Would the above radio commentator have uttered that “a man’s religion and the strength of his conviction are his own personal matter,” and “religion should not interfere with politics” if these convictions were used to oppose Hitler and his evil plots against the Jews? Would he have said the same thing to William Wilberforce who, as a member of the British Parliament, worked and succeeded in abolishing the slave trade in England?

Our humanist friends are selective in their assessment of the application of religion to contemporary life, including politics. Our own nation faced a crisis over slavery. Would the humanist guardians of neutrality want to propose that religious leaders should have remained neutral on the slavery issue? You know the answer. Religious views are not neutral when they support a liberal social agenda as they did in the civil rights movement led by the Rev. Martin Luther King, Jr.

So then, for a Christian to adopt the neutrality myth is to fall into the humanist trap, to believe that religious convictions are reserved for the heart, home, and place of worship, while the affairs of this world are best handled by using reason, experience, and technical expertise devoid of religious assumptions and convictions.

Secular humanists have no objection to our Christian faith at all, provided we reserve it strictly for ourselves in the privacy of our homes and church buildings, and just as long as we do not try to live up to our Christ principles in our business and public life. On no account must the Spirit and Word of the Lord Jesus Christ be allowed to enter the ballot booth or the market place where the real decisions of modern life are made, nor must religion interfere with such vital matters as education, politics, labor relations and profits and wages. These activities are all supposed to be “neutral” and they can therefore be withdrawn from sectarian influences so that the secular spirit of the community may prevail.[5]

Humanists and, unfortunately, too many Christians believe the world’s problems can be solved through technical know-how without any regard for divine revelation. This view teaches that special revelation has little or nothing to say about “secular” things like education, politics, and law except as they apply to the individual, family, and church. The unbeliever, without Scripture, it is maintained, is capable of developing equitable laws, a sound educational philosophy, and a just political system. This is the myth of neutrality, and it’s promoted by Christians.

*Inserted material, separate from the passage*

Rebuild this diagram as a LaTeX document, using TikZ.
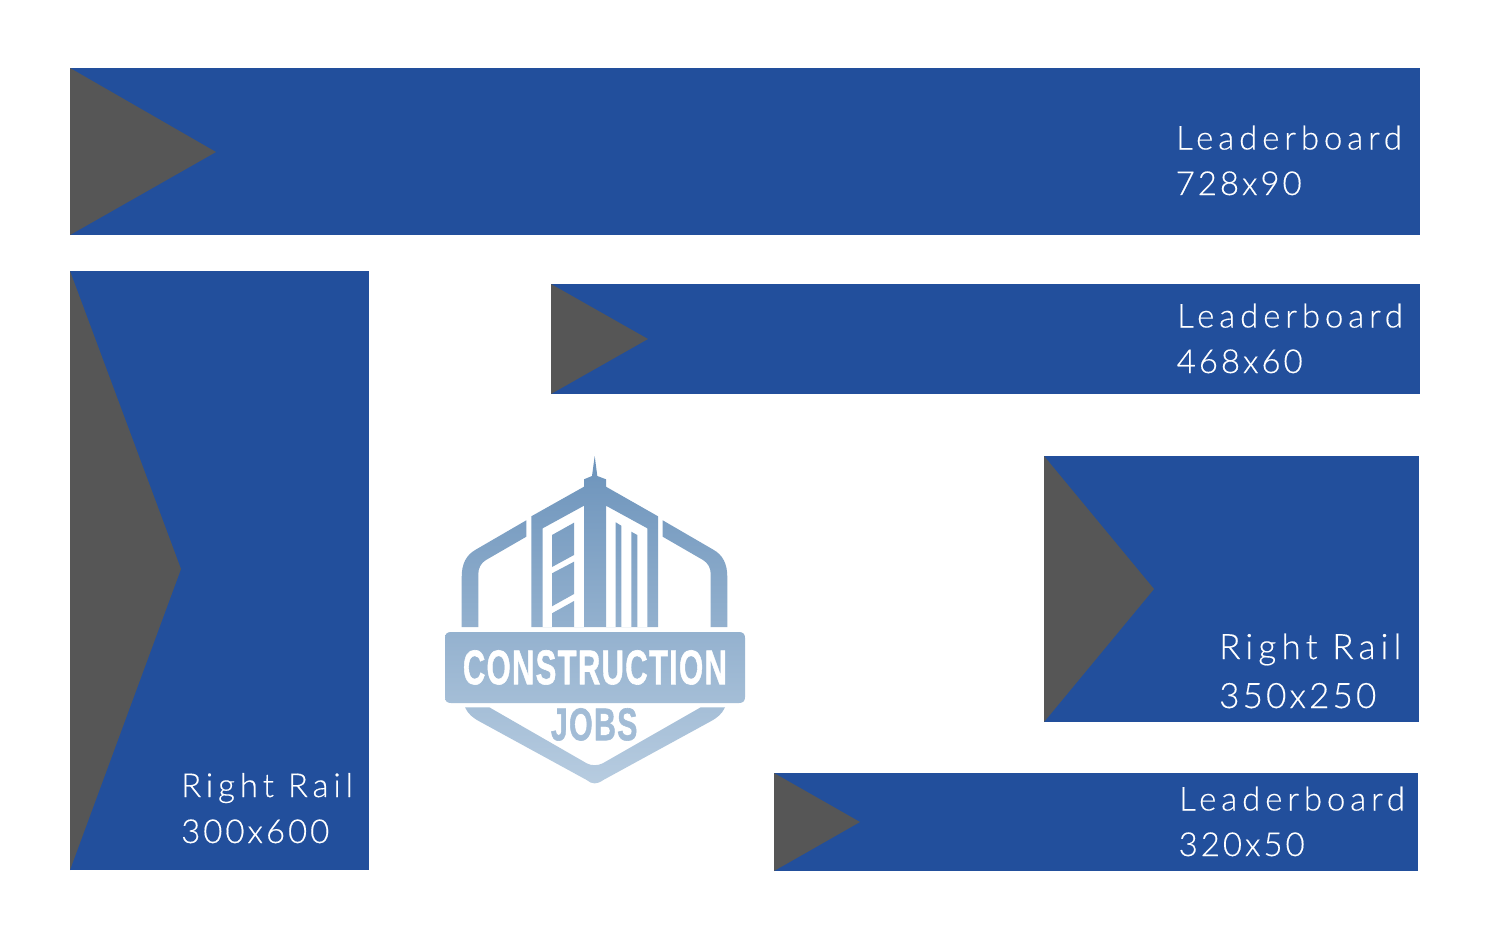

Since experience (not to mention the Bible) tells us that there is no neutrality, we must assume that some philosophy will dominate the public policy playing field. For Christians to claim “neutrality” is to give all opposing ideologies a free ride in the development of public policy decision making. “If religious-based values are not dominant, some other beliefs will be.”[6] Jesus requires Christians to be “the salt of the earth” and the “light of the world,” which means “we must interact with—and influence—public institutions.” The Christian’s responsibilities in the political order are prayer, obedience, and using “Scriptural principles to shape public policy.”[7] Neutrality is not an option or even a possibility.

Endnotes
[1]
Heard on WGST, Atlanta, Georgia (September 12, 1986). **
[2]** Richard V. Pierard, “Why Did Protestants Welcome Hitler?,” Fides et Historia (North Newton, KS: The Conference on Faith and History), X:2 (Spring 1978), 13
[3] Pierard, “Why Did Protestants Welcome Hitler?,” 14. **
[4]** William L. Shirer, The Rise and Fall of the Third Reich (New York: Simon and Schuster, 1960), 236. Emphasis added.
[5] E. L. Hebden Taylor, “Religious Neutrality in Politics,” Applied Christianity__Beyond Good Intentions: A Biblical View of Politics (Westchester, IL: Crossway Books, 1988), 16. [6] Doug Bandow, Beyond Good Intentions: A Biblical View of Politics (Westchester, IL: Crossway Books, 1988), 16.**
[7]** Bandow, Beyond Good Intentions, 76.